-- begin --
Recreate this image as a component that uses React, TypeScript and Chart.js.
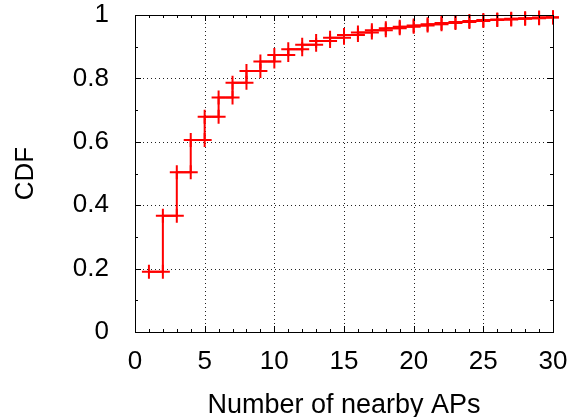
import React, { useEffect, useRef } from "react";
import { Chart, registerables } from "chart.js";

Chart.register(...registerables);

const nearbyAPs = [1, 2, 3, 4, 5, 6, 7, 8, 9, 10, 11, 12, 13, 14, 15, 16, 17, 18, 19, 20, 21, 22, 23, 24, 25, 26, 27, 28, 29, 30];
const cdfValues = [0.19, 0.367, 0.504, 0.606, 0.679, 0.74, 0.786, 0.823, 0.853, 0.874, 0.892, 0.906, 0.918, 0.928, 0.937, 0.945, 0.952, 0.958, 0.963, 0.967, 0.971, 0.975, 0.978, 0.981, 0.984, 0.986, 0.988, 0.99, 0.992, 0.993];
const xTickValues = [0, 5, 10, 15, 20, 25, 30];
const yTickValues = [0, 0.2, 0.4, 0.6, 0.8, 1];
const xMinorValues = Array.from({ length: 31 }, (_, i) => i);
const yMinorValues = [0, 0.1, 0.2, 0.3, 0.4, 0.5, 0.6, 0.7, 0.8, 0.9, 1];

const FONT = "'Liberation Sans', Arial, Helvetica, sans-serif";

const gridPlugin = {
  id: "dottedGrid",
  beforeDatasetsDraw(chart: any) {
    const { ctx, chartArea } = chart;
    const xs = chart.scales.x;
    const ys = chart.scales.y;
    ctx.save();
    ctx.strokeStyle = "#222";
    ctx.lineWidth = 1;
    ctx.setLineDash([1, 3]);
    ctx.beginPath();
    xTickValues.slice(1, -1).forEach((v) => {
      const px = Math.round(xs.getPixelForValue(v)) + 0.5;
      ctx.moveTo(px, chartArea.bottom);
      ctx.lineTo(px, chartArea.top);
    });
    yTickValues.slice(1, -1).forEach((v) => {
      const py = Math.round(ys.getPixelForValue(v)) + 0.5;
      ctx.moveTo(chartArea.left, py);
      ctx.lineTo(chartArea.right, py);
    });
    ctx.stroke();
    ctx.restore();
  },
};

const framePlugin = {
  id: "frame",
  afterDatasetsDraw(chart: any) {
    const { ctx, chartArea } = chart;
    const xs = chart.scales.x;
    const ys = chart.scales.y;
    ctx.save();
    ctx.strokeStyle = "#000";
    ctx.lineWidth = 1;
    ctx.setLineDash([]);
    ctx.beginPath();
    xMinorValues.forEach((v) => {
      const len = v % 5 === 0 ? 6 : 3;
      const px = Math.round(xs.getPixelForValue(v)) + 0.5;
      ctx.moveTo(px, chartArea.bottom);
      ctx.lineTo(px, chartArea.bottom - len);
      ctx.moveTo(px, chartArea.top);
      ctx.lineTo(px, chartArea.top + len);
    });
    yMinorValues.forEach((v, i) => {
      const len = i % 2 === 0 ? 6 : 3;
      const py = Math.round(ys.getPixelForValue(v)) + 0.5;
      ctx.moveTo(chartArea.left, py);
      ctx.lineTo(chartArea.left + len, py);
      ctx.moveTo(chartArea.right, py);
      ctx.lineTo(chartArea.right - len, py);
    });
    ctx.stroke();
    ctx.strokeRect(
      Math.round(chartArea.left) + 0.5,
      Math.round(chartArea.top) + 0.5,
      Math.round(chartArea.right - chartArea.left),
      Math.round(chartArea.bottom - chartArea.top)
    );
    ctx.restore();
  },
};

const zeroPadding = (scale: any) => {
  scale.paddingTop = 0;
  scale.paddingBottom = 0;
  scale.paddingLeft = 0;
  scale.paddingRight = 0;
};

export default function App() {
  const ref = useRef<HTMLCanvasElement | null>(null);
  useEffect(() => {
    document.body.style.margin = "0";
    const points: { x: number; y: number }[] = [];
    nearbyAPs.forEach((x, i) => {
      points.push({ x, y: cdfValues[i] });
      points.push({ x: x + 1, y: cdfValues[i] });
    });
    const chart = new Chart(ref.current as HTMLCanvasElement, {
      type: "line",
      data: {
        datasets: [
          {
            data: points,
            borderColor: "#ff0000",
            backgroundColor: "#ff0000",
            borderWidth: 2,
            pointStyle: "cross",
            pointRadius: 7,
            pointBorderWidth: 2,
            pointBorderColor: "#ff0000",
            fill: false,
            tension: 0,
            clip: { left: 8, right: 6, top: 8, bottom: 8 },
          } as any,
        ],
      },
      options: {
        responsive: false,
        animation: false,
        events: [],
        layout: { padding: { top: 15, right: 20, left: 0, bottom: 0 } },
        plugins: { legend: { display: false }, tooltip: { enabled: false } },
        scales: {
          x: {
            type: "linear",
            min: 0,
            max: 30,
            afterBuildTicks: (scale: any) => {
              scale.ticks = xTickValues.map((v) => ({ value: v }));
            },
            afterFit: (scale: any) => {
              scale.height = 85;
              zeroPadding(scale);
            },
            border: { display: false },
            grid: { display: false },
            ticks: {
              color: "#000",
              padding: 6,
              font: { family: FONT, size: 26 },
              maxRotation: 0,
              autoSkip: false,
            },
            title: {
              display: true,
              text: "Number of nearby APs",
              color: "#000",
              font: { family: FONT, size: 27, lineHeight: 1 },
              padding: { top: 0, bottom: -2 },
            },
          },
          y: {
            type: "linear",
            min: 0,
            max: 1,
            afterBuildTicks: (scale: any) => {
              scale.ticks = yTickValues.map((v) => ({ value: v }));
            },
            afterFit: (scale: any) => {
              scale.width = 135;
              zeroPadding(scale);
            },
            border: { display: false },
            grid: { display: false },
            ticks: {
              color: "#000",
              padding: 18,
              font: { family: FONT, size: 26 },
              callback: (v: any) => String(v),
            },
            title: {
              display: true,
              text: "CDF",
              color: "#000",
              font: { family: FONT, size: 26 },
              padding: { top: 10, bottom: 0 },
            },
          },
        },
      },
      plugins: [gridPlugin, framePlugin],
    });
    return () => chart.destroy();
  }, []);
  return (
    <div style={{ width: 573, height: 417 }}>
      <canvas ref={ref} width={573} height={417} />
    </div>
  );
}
-- end --
REQUEST.
Every line above should be repeated exactly; pictures stay out of the copy.

EXERCISE RESPONSE.
Recreate this image as a component that uses React, TypeScript and Chart.js.
import React, { useEffect, useRef } from "react";
import { Chart, registerables } from "chart.js";

Chart.register(...registerables);

const nearbyAPs = [1, 2, 3, 4, 5, 6, 7, 8, 9, 10, 11, 12, 13, 14, 15, 16, 17, 18, 19, 20, 21, 22, 23, 24, 25, 26, 27, 28, 29, 30];
const cdfValues = [0.19, 0.367, 0.504, 0.606, 0.679, 0.74, 0.786, 0.823, 0.853, 0.874, 0.892, 0.906, 0.918, 0.928, 0.937, 0.945, 0.952, 0.958, 0.963, 0.967, 0.971, 0.975, 0.978, 0.981, 0.984, 0.986, 0.988, 0.99, 0.992, 0.993];
const xTickValues = [0, 5, 10, 15, 20, 25, 30];
const yTickValues = [0, 0.2, 0.4, 0.6, 0.8, 1];
const xMinorValues = Array.from({ length: 31 }, (_, i) => i);
const yMinorValues = [0, 0.1, 0.2, 0.3, 0.4, 0.5, 0.6, 0.7, 0.8, 0.9, 1];

const FONT = "'Liberation Sans', Arial, Helvetica, sans-serif";

const gridPlugin = {
  id: "dottedGrid",
  beforeDatasetsDraw(chart: any) {
    const { ctx, chartArea } = chart;
    const xs = chart.scales.x;
    const ys = chart.scales.y;
    ctx.save();
    ctx.strokeStyle = "#222";
    ctx.lineWidth = 1;
    ctx.setLineDash([1, 3]);
    ctx.beginPath();
    xTickValues.slice(1, -1).forEach((v) => {
      const px = Math.round(xs.getPixelForValue(v)) + 0.5;
      ctx.moveTo(px, chartArea.bottom);
      ctx.lineTo(px, chartArea.top);
    });
    yTickValues.slice(1, -1).forEach((v) => {
      const py = Math.round(ys.getPixelForValue(v)) + 0.5;
      ctx.moveTo(chartArea.left, py);
      ctx.lineTo(chartArea.right, py);
    });
    ctx.stroke();
    ctx.restore();
  },
};

const framePlugin = {
  id: "frame",
  afterDatasetsDraw(chart: any) {
    const { ctx, chartArea } = chart;
    const xs = chart.scales.x;
    const ys = chart.scales.y;
    ctx.save();
    ctx.strokeStyle = "#000";
    ctx.lineWidth = 1;
    ctx.setLineDash([]);
    ctx.beginPath();
    xMinorValues.forEach((v) => {
      const len = v % 5 === 0 ? 6 : 3;
      const px = Math.round(xs.getPixelForValue(v)) + 0.5;
      ctx.moveTo(px, chartArea.bottom);
      ctx.lineTo(px, chartArea.bottom - len);
      ctx.moveTo(px, chartArea.top);
      ctx.lineTo(px, chartArea.top + len);
    });
    yMinorValues.forEach((v, i) => {
      const len = i % 2 === 0 ? 6 : 3;
      const py = Math.round(ys.getPixelForValue(v)) + 0.5;
      ctx.moveTo(chartArea.left, py);
      ctx.lineTo(chartArea.left + len, py);
      ctx.moveTo(chartArea.right, py);
      ctx.lineTo(chartArea.right - len, py);
    });
    ctx.stroke();
    ctx.strokeRect(
      Math.round(chartArea.left) + 0.5,
      Math.round(chartArea.top) + 0.5,
      Math.round(chartArea.right - chartArea.left),
      Math.round(chartArea.bottom - chartArea.top)
    );
    ctx.restore();
  },
};

const zeroPadding = (scale: any) => {
  scale.paddingTop = 0;
  scale.paddingBottom = 0;
  scale.paddingLeft = 0;
  scale.paddingRight = 0;
};

export default function App() {
  const ref = useRef<HTMLCanvasElement | null>(null);
  useEffect(() => {
    document.body.style.margin = "0";
    const points: { x: number; y: number }[] = [];
    nearbyAPs.forEach((x, i) => {
      points.push({ x, y: cdfValues[i] });
      points.push({ x: x + 1, y: cdfValues[i] });
    });
    const chart = new Chart(ref.current as HTMLCanvasElement, {
      type: "line",
      data: {
        datasets: [
          {
            data: points,
            borderColor: "#ff0000",
            backgroundColor: "#ff0000",
            borderWidth: 2,
            pointStyle: "cross",
            pointRadius: 7,
            pointBorderWidth: 2,
            pointBorderColor: "#ff0000",
            fill: false,
            tension: 0,
            clip: { left: 8, right: 6, top: 8, bottom: 8 },
          } as any,
        ],
      },
      options: {
        responsive: false,
        animation: false,
        events: [],
        layout: { padding: { top: 15, right: 20, left: 0, bottom: 0 } },
        plugins: { legend: { display: false }, tooltip: { enabled: false } },
        scales: {
          x: {
            type: "linear",
            min: 0,
            max: 30,
            afterBuildTicks: (scale: any) => {
              scale.ticks = xTickValues.map((v) => ({ value: v }));
            },
            afterFit: (scale: any) => {
              scale.height = 85;
              zeroPadding(scale);
            },
            border: { display: false },
            grid: { display: false },
            ticks: {
              color: "#000",
              padding: 6,
              font: { family: FONT, size: 26 },
              maxRotation: 0,
              autoSkip: false,
            },
            title: {
              display: true,
              text: "Number of nearby APs",
              color: "#000",
              font: { family: FONT, size: 27, lineHeight: 1 },
              padding: { top: 0, bottom: -2 },
            },
          },
          y: {
            type: "linear",
            min: 0,
            max: 1,
            afterBuildTicks: (scale: any) => {
              scale.ticks = yTickValues.map((v) => ({ value: v }));
            },
            afterFit: (scale: any) => {
              scale.width = 135;
              zeroPadding(scale);
            },
            border: { display: false },
            grid: { display: false },
            ticks: {
              color: "#000",
              padding: 18,
              font: { family: FONT, size: 26 },
              callback: (v: any) => String(v),
            },
            title: {
              display: true,
              text: "CDF",
              color: "#000",
              font: { family: FONT, size: 26 },
              padding: { top: 10, bottom: 0 },
            },
          },
        },
      },
      plugins: [gridPlugin, framePlugin],
    });
    return () => chart.destroy();
  }, []);
  return (
    <div style={{ width: 573, height: 417 }}>
      <canvas ref={ref} width={573} height={417} />
    </div>
  );
}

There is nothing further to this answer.